The establishment of the Sydney Cricket Ground dates from 1854 when matches were played there by members of the military from Victoria Barracks. From 1876 all major cricket matches were played at these grounds. The earliest grandstands date from around the turn of the century when four grandstands were constructed. Of these, only the Members Stand and the Lady Members Stand survive.

The Members’ Stand, a large two level grandstand was constructed c. 1886 and designed by architect, John Kirkpatrick. The stand incorporates an earlier three storey stuccoed brick club room at the rear. The original Members’ Stand was built in 1878 in the north west corner where the current Members‘ Stand now sits. The Members’ Stand was rebuilt on its current site at a cost of .

On 3 May 1896 the foundation stone of the Lady Members’ Stand was set by Viscountess Hampden, Susan Henrietta Cavendish, wife of the then NSW Governor Henry Brand, 2nd Viscount Hampden. The completed stand was opened later that same year, along with a concrete cycling track which circled the inside of the ground. Like the Members' Stand, the Lady Members' Stand, commonly called the Ladies' Pavilion, is an elegant two level grandstand constructed of cast iron and with an extensive three-storey members' room at the rear.

From 1920 to 1937, the dominant visual elements of the (adjacent) Sydney Showground complex by this time were the peripheral walls, the iconic Members’ Stand clock tower, and tower of the Anthony Hordern Building.

== Description ==
Timber, brick and cast iron column and truss grandstands with ornate cast iron balustrades and green painted corrugated iron roofs.
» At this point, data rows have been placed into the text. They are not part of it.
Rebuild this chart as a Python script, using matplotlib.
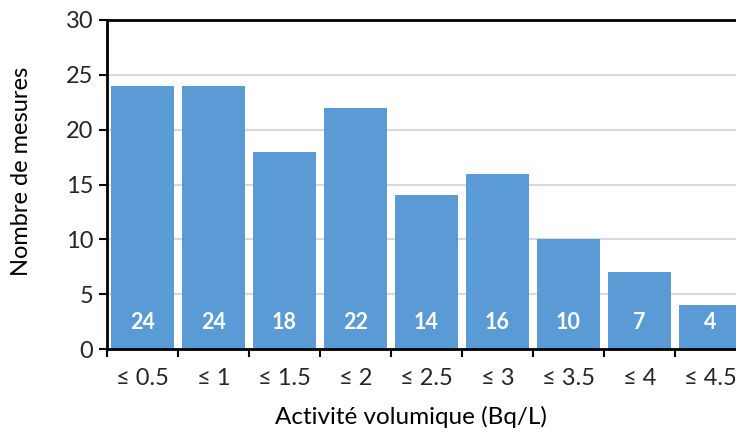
import matplotlib.pyplot as plt

# data
classes = ["≤ 0.5", "≤ 1", "≤ 1.5", "≤ 2", "≤ 2.5", "≤ 3", "≤ 3.5", "≤ 4", "≤ 4.5"]
counts = [24, 24, 18, 22, 14, 16, 10, 7, 4]

plt.rcParams['font.family'] = ['Lato', 'DejaVu Sans']
plt.rcParams['text.color'] = '#262626'
plt.rcParams['xtick.labelcolor'] = '#262626'
plt.rcParams['ytick.labelcolor'] = '#262626'

fig = plt.figure(figsize=(7.36, 4.32), dpi=100)
# axes runs a bit past the right edge (the original picture is cropped)
ax = fig.add_axes([107/736, 1-349/432, 639/736, 329/432])

x = list(range(len(classes)))
ax.bar(x, counts, width=0.9, color='#5B9BD5', zorder=2)
for xi, c in zip(x, counts):
    ax.text(xi, 2.45, str(c), ha='center', va='center', color='white',
            fontsize=15.5, fontweight='bold', zorder=3)

ax.set_xlim(-0.5, len(classes) - 0.5)
ax.set_ylim(0, 30)
ax.set_yticks(range(0, 31, 5))
ax.set_xticks(x)
ax.set_xticklabels(classes)
ax.set_xticks([i + 0.5 for i in range(-1, len(classes))], minor=True)
ax.tick_params(axis='x', which='major', length=0, pad=14, labelsize=17)
ax.tick_params(axis='x', which='minor', length=6, width=1.5, color='black', direction='out')
ax.tick_params(axis='y', length=6, width=1.5, labelsize=17, pad=4)

ax.grid(axis='y', color='#d9d9d9', linewidth=1.5, zorder=0)
for s in ['left', 'bottom', 'top']:
    ax.spines[s].set_linewidth(2)
    ax.spines[s].set_color('black')
ax.spines['right'].set_visible(False)

ax.set_ylabel("Nombre de mesures", fontsize=17, va='center')
ax.yaxis.set_label_coords((22-107)/639, (349-171)/329)
ax.set_xlabel("Activité volumique (Bq/L)", fontsize=17.5, va='center')
ax.xaxis.set_label_coords((411-107)/639, (349-417)/329)

fig.savefig("out.png", dpi=100)
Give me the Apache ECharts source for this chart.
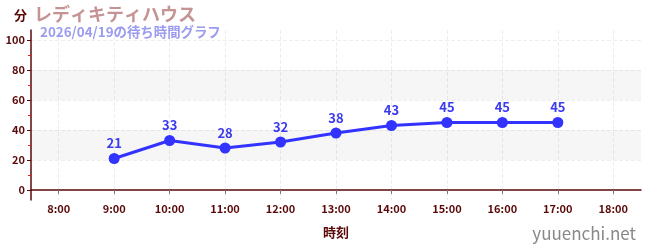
<!DOCTYPE html>
<html><head><meta charset="utf-8">
<script src="https://cdn.jsdelivr.net/npm/echarts@6/dist/echarts.min.js"></script>
<style>html,body{margin:0;padding:0;background:#fff}#c{width:650px;height:250px}</style>
</head><body><div id="c"></div>
<script>
const times = ['9:00','10:00','11:00','12:00','13:00','14:00','15:00','16:00','17:00'];
const waits = [21,33,28,32,38,43,45,45,45];
const xTickLabels = ['8:00','9:00','10:00','11:00','12:00','13:00','14:00','15:00','16:00','17:00','18:00'];
const yTickValues = [0,20,40,60,80,100];
const yMinorValues = [10,30,50,70,90];
const titleText = 'レディキティハウス';
const subtitleText = '2026/04/19の待ち時間グラフ';

const toHour = s => { const p = s.split(':'); return +p[0] + (+p[1]) / 60; };
const xTicks = xTickLabels.map(toHour);
const font = 'Noto Sans CJK JP';
const axisColor = '#5a0a0a';

const chart = echarts.init(document.getElementById('c'), null, {renderer: 'canvas'});
chart.setOption({
  animation: false,
  textStyle: {fontFamily: font},
  title: [
    {text: titleText, left: 29, top: 0, textStyle: {fontFamily: font, fontSize: 18, fontWeight: 'bold', color: '#c49494'}},
    {text: subtitleText, left: 35, top: 20, textStyle: {fontFamily: font, fontSize: 13.4, fontWeight: 'bold', color: '#9b9bf0'}},
    {text: 'yuuenchi.net', right: 9, top: 220, textStyle: {fontFamily: font, fontSize: 17, fontWeight: 'normal', color: '#888'}}
  ],
  grid: {left: 31, right: 9, top: 30, bottom: 50, containLabel: false},
  xAxis: {
    type: 'value', min: 7.5, max: 18.5,
    name: '時刻', nameLocation: 'middle', nameGap: 26,
    nameTextStyle: {fontFamily: font, fontSize: 13, fontWeight: 'bold', color: axisColor},
    axisLine: {show: true, lineStyle: {color: axisColor, width: 1.5}},
    axisTick: {show: true, customValues: xTicks, length: 4, lineStyle: {color: '#777'}},
    axisLabel: {customValues: xTicks, formatter: v => xTickLabels[xTicks.indexOf(v)] || '', fontFamily: font, fontSize: 11, fontWeight: 'bold', color: axisColor, margin: 3},
    splitLine: {show: true, lineStyle: {type: 'dashed', color: '#eeeeee'}}
  },
  yAxis: [{
    type: 'value', min: -6.67, max: 106.67,
    name: '分', nameLocation: 'end', nameGap: 8,
    nameTextStyle: {fontFamily: font, fontSize: 13, fontWeight: 'bold', color: axisColor, align: 'right', padding: [0, 4, 0, 0]},
    axisLine: {show: true, lineStyle: {color: axisColor, width: 1.5}},
    axisTick: {show: true, customValues: yTickValues, length: 4, lineStyle: {color: axisColor}},
    axisLabel: {customValues: yTickValues, fontFamily: font, fontSize: 11, fontWeight: 'bold', color: axisColor, margin: 6},
    splitLine: {show: true, lineStyle: {type: 'dashed', color: '#eeeeee'}},
    splitArea: {show: false}
  }, {
    type: 'value', min: -6.67, max: 106.67, position: 'left',
    axisLine: {show: false},
    axisTick: {show: true, customValues: yMinorValues, length: 3, lineStyle: {color: '#e02020'}},
    axisLabel: {show: false},
    splitLine: {show: false}
  }],
  series: [{
    type: 'line',
    data: times.map((t, i) => [toHour(t), waits[i]]),
    symbol: 'circle', symbolSize: 11,
    lineStyle: {color: '#3333ff', width: 3},
    itemStyle: {color: '#3333ff'},
    label: {show: true, position: 'top', distance: 3, fontFamily: font, fontSize: 13, fontWeight: 'bold', color: '#3a3af0'},
    markArea: {silent: true, itemStyle: {color: 'rgba(0,0,0,0.035)'}, data: [
      [{yAxis: 20}, {yAxis: 40}],
      [{yAxis: 60}, {yAxis: 80}]
    ]}
  }]
});
</script></body></html>
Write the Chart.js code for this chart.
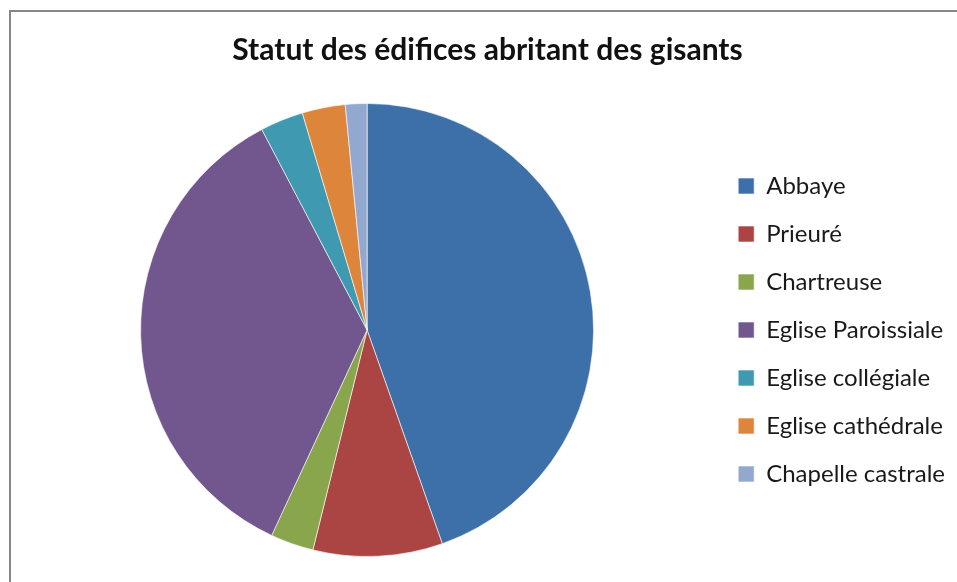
<!DOCTYPE html>
<html>
<head>
<meta charset="utf-8">
<script src="https://cdn.jsdelivr.net/npm/chart.js@4/dist/chart.umd.min.js"></script>
<style>
    html, body { margin: 0; padding: 0; background: #fff; overflow: hidden; }
    #chart { position: absolute; left: 0; top: 0; }
    #frame {
        position: absolute; left: 9px; top: 10px; width: 1000px; height: 1000px;
        border-left: 2px solid #878787; border-top: 2px solid #878787;
        pointer-events: none;
    }
</style>
</head>
<body>
<canvas id="chart" width="980" height="600"></canvas>
<div id="frame"></div>
<script>
const categories = ['Abbaye', 'Prieuré', 'Chartreuse', 'Eglise Paroissiale', 'Eglise collégiale', 'Eglise cathédrale', 'Chapelle castrale'];
const counts = [29, 6, 2, 23, 2, 2, 1];
const sliceColors = ['#3d70a8', '#aa4543', '#8aa64c', '#72578e', '#3f9ab1', '#dd853b', '#92a8cf'];
const chartTitle = 'Statut des édifices abritant des gisants';

const ctx = document.getElementById('chart');
const chart = new Chart(ctx, {
    type: 'pie',
    data: {
        labels: categories,
        datasets: [{
            data: counts,
            backgroundColor: sliceColors,
            borderColor: 'rgba(255,255,255,0.6)',
            borderWidth: 1
        }]
    },
    options: {
        responsive: false,
        animation: false,
        layout: {
            padding: { left: 20, right: 25, top: 0, bottom: 43 }
        },
        plugins: {
            title: {
                display: true,
                text: chartTitle,
                color: '#111',
                font: { family: 'Lato', size: 30, weight: 'bold' },
                padding: { top: 32, bottom: 35 }
            },
            legend: {
                position: 'right',
                fullSize: false,
                maxWidth: 246,
                labels: {
                    color: '#1a1a1a',
                    font: { family: 'Lato', size: 24 },
                    boxWidth: 16,
                    boxHeight: 16,
                    padding: 24
                }
            },
            tooltip: { enabled: false }
        }
    }
});
console.log('legend', chart.legend.left, chart.legend.width, JSON.stringify(chart.chartArea));
</script>
</body>
</html>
The stands are accessed via Gate A located on Driver Avenue.

== Heritage listing ==
As at 1 September 2000 the stands have consistency of form and detail and are possibly the finest examples of their type in New South Wales.

The Sydney Cricket Ground Members' Stand and Lady Members' Stand was listed on the New South Wales State Heritage Register on 2 April 1999.